Monday 6 April 2020

the difference, I 
explain, patiently, again
is the tone of voice


It's barely 6:30 a.m.  A Monday morning.  Before covid, I'd be on the highway, headed into work - showered, dressed, fed, prepared.  Four weeks into covid I'm in my office at home, pajamas, first coffee, slightly dirty glasses, and wondering when the world will return to something I know.

Four weeks ago, I would put Bob in his shower chair and leave for work.  His PSW would get him up and ready and prepared for his day.  Bob woud go to the gym or out with friends.  Now everything is closed.  Bob's outings during the week are for volunteering at a soup kitchen during covid.  I tried to talk to him about how concerned I am about the risk for us - but he was unmoved and refused to listen.  I gave up trying.  In the end, I'd do the same thing he is so it seemed hypocritical to pursue it.

In the last four weeks, I've assisted with Bob's lifts in the shower.  In the last few days, this has increased to helping with his pants.  Today, he was tired of being fussed over and told his PSW that he could stay with his pants down and "Chris would just do it later".  We'll have to talk, also later, about how the whole point of having a PSW was to decrease my workload and exhaustion.  I'm not here to save them work.  But he's too nice and I'm probably too patient with this stuff.  Instead of asking, "wtf are you talking about?" I smile, pour a coffee, and come in here to blog.

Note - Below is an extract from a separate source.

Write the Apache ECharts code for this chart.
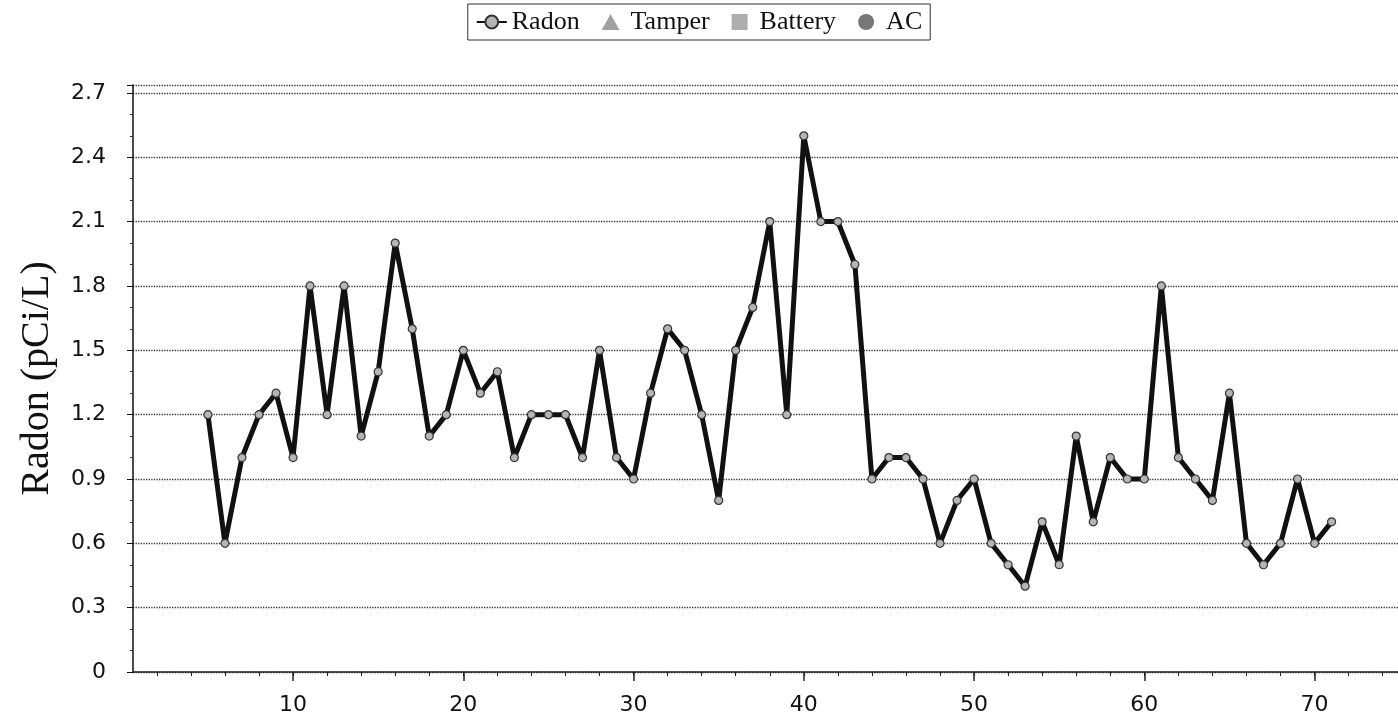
<!DOCTYPE html>
<html>
<head>
<meta charset="utf-8">
<script src="https://cdn.jsdelivr.net/npm/echarts@6/dist/echarts.min.js"></script>
<style>
html, body { margin: 0; padding: 0; background: #fff; }
#chart { width: 1398px; height: 717px; }
</style>
</head>
<body>
<div id="chart"></div>
<script>
// reading number (x) and radon level in pCi/L (y)
var days = [5, 6, 7, 8, 9, 10, 11, 12, 13, 14, 15, 16, 17, 18, 19, 20, 21, 22, 23, 24,
    25, 26, 27, 28, 29, 30, 31, 32, 33, 34, 35, 36, 37, 38, 39, 40, 41, 42, 43, 44,
    45, 46, 47, 48, 49, 50, 51, 52, 53, 54, 55, 56, 57, 58, 59, 60, 61, 62, 63, 64,
    65, 66, 67, 68, 69, 70, 71];
var radon = [1.2, 0.6, 1.0, 1.2, 1.3, 1.0, 1.8, 1.2, 1.8, 1.1, 1.4, 2.0, 1.6, 1.1, 1.2, 1.5, 1.3, 1.4, 1.0, 1.2,
    1.2, 1.2, 1.0, 1.5, 1.0, 0.9, 1.3, 1.6, 1.5, 1.2, 0.8, 1.5, 1.7, 2.1, 1.2, 2.5, 2.1, 2.1, 1.9, 0.9,
    1.0, 1.0, 0.9, 0.6, 0.8, 0.9, 0.6, 0.5, 0.4, 0.7, 0.5, 1.1, 0.7, 1.0, 0.9, 0.9, 1.8, 1.0, 0.9, 0.8,
    1.3, 0.6, 0.5, 0.6, 0.9, 0.6, 0.7];
var xLabels = [10, 20, 30, 40, 50, 60, 70];
var xTicks = [2, 4, 6, 8, 10, 12, 14, 16, 18, 20, 22, 24, 26, 28, 30, 32, 34, 36, 38, 40,
    42, 44, 46, 48, 50, 52, 54, 56, 58, 60, 62, 64, 66, 68, 70, 72, 74];
var legendNames = ['Radon', 'Tamper', 'Battery', 'AC'];

// tiny stand-in for jQuery's shallow extend
var $ = {
    extend : function(a, b){
        for (var k in b) a[k] = b[k];
        return a;
    }
};

var Chart = {
    xMin : 0.6,
    xMax : 74.9,
    yMax : 2.737,
    triangle : 'path://M5,0L10,9L0,9Z',
    square : 'path://M0,0L10,0L10,10L0,10Z',
    points : function(){
        var pts = [];
        for (var i = 0; i < days.length; i++) {
            pts.push([days[i], radon[i]]);
        }
        return pts;
    },
    option : function(){
        var tickFont = { fontFamily: 'DejaVu Sans', fontSize: 22, color: '#111' };
        return {
            animation: false,
            backgroundColor: '#fff',
            legend: {
                left: 'center',
                top: 4,
                data: legendNames,
                itemWidth: 30,
                itemHeight: 16,
                itemGap: 22,
                padding: [5, 8],
                borderColor: '#333',
                borderWidth: 1,
                symbolKeepAspect: true,
                textStyle: { fontFamily: 'Liberation Serif', fontSize: 26, color: '#111' }
            },
            grid: { left: 133, right: 0, top: 85, bottom: 45 },
            xAxis: [
                {
                    type: 'value',
                    min: Chart.xMin,
                    max: Chart.xMax,
                    position: 'bottom',
                    axisLine: { lineStyle: { color: '#222', width: 1.5 } },
                    axisTick: { customValues: xTicks, length: 4, lineStyle: { color: '#222' } },
                    axisLabel: $.extend({ customValues: xLabels, margin: 22 }, tickFont),
                    splitLine: { show: false }
                },
                {
                    type: 'value',
                    min: Chart.xMin,
                    max: Chart.xMax,
                    position: 'bottom',
                    axisLine: { show: false },
                    axisTick: { customValues: xLabels, length: 9, lineStyle: { color: '#222', width: 1.5 } },
                    axisLabel: { show: false },
                    splitLine: { show: false }
                }
            ],
            yAxis: {
                type: 'value',
                min: 0,
                max: Chart.yMax,
                interval: 0.3,
                name: 'Radon (pCi/L)',
                nameLocation: 'middle',
                nameGap: 76,
                nameTextStyle: { fontFamily: 'Liberation Serif', fontSize: 40, color: '#111' },
                axisLine: { show: true, lineStyle: { color: '#111', width: 1.5 } },
                axisTick: { show: true, length: 6, lineStyle: { color: '#111' } },
                minorTick: { show: true, splitNumber: 3, length: 3, lineStyle: { color: '#333' } },
                axisLabel: $.extend({
                    margin: 27,
                    showMaxLabel: false,
                    formatter: function(v){ return v === 0 ? '0' : v.toFixed(1); }
                }, tickFont),
                splitLine: { lineStyle: { type: 'dotted', color: '#333', width: 1.3 } }
            },
            series: [
                {
                    name: 'Radon',
                    type: 'line',
                    data: Chart.points(),
                    symbol: 'circle',
                    symbolSize: 8,
                    lineStyle: { color: '#111', width: 5 },
                    itemStyle: { color: '#b5b5b5', borderColor: '#333', borderWidth: 1.2 }
                },
                { name: 'Tamper', type: 'scatter', data: [], symbol: Chart.triangle, symbolKeepAspect: true, itemStyle: { color: '#8a8a8a' } },
                { name: 'Battery', type: 'scatter', data: [], symbol: Chart.square, symbolKeepAspect: true, itemStyle: { color: '#999' } },
                { name: 'AC', type: 'scatter', data: [], symbol: 'circle', itemStyle: { color: '#555' } }
            ]
        };
    }
};

var myChart = echarts.init(document.getElementById('chart'));
myChart.setOption(Chart.option());
</script>
</body>
</html>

Cowardly, perhaps, or patient, thoughtful?  I can never tell.

Yesterday was good.  I had a pleasant, lazy morning, followed by errands.  I came home, did yard work, and burned the leaves.  It felt normal, almost - the sun on my face, wind in my hair, burned leaves in my nostrils. The dogs were playing and sleeping in the sun - and for a moment I forgot how utterly changed the world is in four weeks.

I keep oscillating between "this isn't so bad" and "holy crap".  Tme will tell, I suppose.